Growing concerns about administrative burdens on physicians have led both the Trump administration and members of Congress to push red-tape reduction efforts. Both the Centers for Medicare & Medicaid Services (CMS) and the House Ways and Means Committee are soliciting ideas for reducing federal administrative burdens on physicians.

The leading rule tweak sought by MGMA is for CMS to continue a 2017 regulation that allows practices to report only 90 days of quality data and still qualify for a bonus payment, instead of moving to reporting for the full year included in the 2018 MACRA proposed rule.

“That’s the number-one thing we see that would be the highest burden,” Gilberg said in an interview.
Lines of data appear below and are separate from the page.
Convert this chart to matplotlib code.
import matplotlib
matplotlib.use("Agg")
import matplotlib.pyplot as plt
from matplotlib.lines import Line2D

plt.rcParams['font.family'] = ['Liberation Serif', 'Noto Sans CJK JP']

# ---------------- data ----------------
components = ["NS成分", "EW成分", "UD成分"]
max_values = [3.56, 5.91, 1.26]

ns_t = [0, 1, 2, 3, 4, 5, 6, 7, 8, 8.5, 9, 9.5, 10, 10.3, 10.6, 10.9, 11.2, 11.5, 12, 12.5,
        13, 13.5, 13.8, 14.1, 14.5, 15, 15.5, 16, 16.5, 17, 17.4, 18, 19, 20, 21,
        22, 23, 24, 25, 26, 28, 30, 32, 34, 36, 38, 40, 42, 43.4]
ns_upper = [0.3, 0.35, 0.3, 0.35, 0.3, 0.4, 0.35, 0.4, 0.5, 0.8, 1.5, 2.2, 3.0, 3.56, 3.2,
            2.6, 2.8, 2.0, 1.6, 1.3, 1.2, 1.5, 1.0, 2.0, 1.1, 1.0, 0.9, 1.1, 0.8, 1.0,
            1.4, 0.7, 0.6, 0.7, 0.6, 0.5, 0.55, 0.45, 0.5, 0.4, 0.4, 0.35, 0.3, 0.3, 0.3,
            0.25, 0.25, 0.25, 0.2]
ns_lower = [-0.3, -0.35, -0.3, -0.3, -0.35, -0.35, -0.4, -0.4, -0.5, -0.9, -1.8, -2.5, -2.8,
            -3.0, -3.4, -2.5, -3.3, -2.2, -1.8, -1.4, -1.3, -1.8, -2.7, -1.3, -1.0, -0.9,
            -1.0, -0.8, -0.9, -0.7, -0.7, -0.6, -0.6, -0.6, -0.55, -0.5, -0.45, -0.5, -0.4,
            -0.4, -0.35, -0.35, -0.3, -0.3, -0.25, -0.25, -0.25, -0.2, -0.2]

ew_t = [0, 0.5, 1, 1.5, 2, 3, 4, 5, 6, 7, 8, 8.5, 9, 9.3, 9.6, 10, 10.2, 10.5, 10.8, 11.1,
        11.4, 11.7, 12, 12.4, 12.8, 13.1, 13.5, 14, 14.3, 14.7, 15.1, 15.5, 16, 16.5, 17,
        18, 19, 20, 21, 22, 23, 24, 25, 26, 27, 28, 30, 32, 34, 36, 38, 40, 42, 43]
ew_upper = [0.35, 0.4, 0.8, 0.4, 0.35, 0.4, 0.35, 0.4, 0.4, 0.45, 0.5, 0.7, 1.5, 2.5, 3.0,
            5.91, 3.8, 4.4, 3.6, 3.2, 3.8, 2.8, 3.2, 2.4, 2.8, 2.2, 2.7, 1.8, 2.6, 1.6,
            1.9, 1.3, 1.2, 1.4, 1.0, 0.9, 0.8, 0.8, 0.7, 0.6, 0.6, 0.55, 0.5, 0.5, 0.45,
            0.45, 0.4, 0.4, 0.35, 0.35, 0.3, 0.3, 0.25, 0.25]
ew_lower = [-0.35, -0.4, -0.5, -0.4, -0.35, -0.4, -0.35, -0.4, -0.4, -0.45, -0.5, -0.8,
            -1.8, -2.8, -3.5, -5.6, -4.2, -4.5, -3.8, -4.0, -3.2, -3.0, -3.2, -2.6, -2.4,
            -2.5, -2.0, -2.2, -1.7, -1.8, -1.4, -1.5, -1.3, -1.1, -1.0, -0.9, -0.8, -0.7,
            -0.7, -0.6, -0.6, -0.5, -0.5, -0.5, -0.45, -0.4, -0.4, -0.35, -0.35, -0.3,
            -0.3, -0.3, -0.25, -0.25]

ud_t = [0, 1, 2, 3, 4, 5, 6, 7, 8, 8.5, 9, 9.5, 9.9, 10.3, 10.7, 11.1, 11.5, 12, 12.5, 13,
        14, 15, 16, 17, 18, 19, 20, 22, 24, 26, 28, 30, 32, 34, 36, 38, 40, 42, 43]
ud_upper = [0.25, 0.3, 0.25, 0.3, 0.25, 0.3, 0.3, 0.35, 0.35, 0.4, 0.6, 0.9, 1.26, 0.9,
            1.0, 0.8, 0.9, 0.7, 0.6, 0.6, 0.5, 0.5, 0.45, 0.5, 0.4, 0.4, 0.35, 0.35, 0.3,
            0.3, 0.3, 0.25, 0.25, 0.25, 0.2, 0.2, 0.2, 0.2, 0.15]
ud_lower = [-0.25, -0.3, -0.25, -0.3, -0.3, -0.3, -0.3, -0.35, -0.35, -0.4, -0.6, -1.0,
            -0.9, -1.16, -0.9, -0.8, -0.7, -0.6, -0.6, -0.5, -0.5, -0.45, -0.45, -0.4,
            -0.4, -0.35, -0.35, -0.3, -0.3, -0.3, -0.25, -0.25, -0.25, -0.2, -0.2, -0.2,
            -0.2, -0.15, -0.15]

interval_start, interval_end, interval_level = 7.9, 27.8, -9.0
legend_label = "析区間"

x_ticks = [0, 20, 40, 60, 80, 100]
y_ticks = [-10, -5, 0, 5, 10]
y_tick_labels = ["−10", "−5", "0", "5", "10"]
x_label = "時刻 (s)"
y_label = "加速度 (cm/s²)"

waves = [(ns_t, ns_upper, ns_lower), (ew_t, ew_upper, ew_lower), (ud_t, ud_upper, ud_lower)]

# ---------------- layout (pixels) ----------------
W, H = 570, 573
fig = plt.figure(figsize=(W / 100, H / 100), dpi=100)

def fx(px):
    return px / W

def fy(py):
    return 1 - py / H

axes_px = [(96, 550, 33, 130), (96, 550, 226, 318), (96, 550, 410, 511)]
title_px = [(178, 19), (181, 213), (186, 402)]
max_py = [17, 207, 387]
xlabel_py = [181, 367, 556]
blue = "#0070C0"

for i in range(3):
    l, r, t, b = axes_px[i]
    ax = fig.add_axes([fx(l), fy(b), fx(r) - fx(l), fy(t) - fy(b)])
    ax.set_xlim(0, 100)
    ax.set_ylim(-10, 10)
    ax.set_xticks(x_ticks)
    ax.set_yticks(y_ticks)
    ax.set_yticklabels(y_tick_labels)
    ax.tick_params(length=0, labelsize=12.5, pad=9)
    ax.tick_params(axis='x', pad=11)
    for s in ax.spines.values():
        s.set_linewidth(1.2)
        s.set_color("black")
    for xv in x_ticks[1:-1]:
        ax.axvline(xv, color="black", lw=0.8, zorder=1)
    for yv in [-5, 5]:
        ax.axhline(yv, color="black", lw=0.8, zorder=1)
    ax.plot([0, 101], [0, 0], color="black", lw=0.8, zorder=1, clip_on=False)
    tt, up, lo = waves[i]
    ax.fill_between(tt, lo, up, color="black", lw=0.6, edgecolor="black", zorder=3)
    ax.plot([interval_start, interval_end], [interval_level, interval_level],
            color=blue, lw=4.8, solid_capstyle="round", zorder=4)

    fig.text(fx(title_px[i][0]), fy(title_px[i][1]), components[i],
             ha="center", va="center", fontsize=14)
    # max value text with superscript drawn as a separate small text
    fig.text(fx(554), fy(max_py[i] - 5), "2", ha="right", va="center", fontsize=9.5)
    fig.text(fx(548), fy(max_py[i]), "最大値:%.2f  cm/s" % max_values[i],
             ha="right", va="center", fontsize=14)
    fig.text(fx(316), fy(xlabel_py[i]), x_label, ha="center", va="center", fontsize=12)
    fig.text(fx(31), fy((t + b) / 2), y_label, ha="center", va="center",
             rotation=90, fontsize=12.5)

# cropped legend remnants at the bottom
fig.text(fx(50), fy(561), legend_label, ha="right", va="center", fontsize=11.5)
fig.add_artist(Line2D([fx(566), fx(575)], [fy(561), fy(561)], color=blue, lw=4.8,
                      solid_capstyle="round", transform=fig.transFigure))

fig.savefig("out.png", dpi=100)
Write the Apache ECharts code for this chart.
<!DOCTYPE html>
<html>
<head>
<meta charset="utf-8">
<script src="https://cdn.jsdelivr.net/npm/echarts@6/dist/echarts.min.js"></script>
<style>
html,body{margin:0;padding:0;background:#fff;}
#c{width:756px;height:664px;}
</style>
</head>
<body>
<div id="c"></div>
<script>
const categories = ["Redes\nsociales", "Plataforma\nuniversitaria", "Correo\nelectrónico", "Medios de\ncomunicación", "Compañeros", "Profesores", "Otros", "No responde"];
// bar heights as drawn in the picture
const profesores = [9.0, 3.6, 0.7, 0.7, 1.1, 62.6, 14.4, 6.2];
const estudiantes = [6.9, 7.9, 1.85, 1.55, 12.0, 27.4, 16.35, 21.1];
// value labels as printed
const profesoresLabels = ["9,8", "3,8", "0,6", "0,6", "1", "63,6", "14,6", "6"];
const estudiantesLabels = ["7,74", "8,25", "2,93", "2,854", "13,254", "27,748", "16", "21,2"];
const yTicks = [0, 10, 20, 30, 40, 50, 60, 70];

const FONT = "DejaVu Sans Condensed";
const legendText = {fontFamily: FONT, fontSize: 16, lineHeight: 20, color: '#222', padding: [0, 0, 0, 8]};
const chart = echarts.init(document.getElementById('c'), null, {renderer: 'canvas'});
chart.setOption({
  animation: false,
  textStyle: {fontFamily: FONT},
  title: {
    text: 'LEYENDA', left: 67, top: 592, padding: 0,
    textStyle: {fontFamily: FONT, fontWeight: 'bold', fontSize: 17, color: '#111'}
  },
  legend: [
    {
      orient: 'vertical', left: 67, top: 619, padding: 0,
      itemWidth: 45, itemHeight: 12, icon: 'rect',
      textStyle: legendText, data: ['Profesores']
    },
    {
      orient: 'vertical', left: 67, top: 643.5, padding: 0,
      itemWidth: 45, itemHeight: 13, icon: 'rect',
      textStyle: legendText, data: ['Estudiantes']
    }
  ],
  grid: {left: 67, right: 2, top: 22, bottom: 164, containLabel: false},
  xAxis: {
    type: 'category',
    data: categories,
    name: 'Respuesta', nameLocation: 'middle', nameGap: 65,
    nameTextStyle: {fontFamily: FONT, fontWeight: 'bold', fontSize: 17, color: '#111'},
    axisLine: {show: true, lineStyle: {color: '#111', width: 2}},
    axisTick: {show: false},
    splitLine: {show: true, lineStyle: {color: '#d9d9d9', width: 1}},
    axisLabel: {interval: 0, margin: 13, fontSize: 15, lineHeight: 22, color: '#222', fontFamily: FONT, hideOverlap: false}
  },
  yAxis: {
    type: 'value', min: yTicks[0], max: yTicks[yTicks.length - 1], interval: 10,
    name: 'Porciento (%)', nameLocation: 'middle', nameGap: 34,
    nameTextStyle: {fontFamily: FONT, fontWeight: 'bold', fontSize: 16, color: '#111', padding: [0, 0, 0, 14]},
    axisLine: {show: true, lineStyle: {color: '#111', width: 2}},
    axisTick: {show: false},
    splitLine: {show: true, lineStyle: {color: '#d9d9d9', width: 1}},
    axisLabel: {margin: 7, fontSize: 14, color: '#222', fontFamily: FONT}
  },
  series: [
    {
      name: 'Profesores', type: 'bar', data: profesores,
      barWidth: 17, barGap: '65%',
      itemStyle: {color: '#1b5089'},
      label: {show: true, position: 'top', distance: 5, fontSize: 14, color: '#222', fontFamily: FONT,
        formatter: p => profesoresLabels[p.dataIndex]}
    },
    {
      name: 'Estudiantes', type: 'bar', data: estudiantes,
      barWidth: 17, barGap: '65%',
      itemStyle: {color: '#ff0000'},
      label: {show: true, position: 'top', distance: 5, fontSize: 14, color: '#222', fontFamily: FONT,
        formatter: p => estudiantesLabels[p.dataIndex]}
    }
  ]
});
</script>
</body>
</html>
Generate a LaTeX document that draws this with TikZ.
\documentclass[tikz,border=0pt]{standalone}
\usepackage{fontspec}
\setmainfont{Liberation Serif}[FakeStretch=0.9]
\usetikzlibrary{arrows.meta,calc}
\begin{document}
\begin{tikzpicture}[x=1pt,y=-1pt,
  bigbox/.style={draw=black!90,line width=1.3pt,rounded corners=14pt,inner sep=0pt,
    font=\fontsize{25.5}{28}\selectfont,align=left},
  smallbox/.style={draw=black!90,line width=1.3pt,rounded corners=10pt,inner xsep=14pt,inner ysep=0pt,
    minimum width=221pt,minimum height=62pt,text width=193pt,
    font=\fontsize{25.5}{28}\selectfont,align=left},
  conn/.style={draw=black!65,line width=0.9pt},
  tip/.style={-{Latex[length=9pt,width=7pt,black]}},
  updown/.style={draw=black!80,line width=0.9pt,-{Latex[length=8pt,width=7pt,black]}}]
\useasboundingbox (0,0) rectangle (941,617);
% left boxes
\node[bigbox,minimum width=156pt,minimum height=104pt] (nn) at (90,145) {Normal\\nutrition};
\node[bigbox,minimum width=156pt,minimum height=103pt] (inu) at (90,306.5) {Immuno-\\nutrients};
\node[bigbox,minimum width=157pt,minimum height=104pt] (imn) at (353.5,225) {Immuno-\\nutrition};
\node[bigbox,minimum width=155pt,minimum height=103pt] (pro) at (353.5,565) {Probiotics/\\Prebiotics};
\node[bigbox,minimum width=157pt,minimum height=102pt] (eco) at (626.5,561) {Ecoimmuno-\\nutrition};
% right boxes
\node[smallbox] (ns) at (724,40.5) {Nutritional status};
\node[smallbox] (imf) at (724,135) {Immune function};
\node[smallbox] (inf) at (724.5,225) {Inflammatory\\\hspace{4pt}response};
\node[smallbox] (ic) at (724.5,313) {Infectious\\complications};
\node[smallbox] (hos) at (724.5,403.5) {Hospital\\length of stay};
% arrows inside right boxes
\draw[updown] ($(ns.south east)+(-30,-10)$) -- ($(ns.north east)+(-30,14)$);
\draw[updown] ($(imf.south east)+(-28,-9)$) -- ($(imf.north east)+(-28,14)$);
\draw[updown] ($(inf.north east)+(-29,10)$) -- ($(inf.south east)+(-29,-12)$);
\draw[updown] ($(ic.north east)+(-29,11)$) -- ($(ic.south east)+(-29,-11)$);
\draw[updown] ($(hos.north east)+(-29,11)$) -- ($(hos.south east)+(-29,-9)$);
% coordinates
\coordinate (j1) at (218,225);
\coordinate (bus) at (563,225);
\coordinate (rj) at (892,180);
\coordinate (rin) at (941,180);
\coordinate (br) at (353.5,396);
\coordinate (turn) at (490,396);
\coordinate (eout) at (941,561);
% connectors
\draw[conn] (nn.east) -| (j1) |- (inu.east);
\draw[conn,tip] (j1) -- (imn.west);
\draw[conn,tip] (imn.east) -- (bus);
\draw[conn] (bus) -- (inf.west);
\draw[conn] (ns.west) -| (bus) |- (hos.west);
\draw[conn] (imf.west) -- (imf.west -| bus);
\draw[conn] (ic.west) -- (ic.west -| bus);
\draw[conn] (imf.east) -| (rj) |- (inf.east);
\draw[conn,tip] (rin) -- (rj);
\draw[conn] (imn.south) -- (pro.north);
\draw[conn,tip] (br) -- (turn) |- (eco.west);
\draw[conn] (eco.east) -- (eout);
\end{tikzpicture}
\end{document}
The American Academy of Family Physicians (AAFP) likewise has urged MACRA simplification to lighten the regulatory burden. Among the changes sought by AAFP is elimination of all documentation guidelines for evaluation and management codes for primary care physicians in both the MIPS and advanced alternative payment model arms of MACRA, the organization wrote in an April letter to CMS.

Some efforts to reduce the regulatory burden may not provide the promised relief. For instance, the proposed rule promised to exclude 134,000 additional clinicians from MIPS reporting along with the 700,000 who CMS estimated were excluded in 2017.

But MACRA’s group-reporting incentives, organizational costs, and logistical obstacles actually could mean that many practices will need to report quality data for many physicians who technically have been excluded from reporting requirements, Gilberg said.

LeBenger doubted that tweaks to MACRA rules will be enough to significantly reduce the law’s regulatory burden on practices because MIPS bonuses and penalties are revenue-neutral. So half of all MIPS practices face cuts even if they spend large sums on compliance.

“They did it so that the losers are going to equal the winners,” LeBenger said.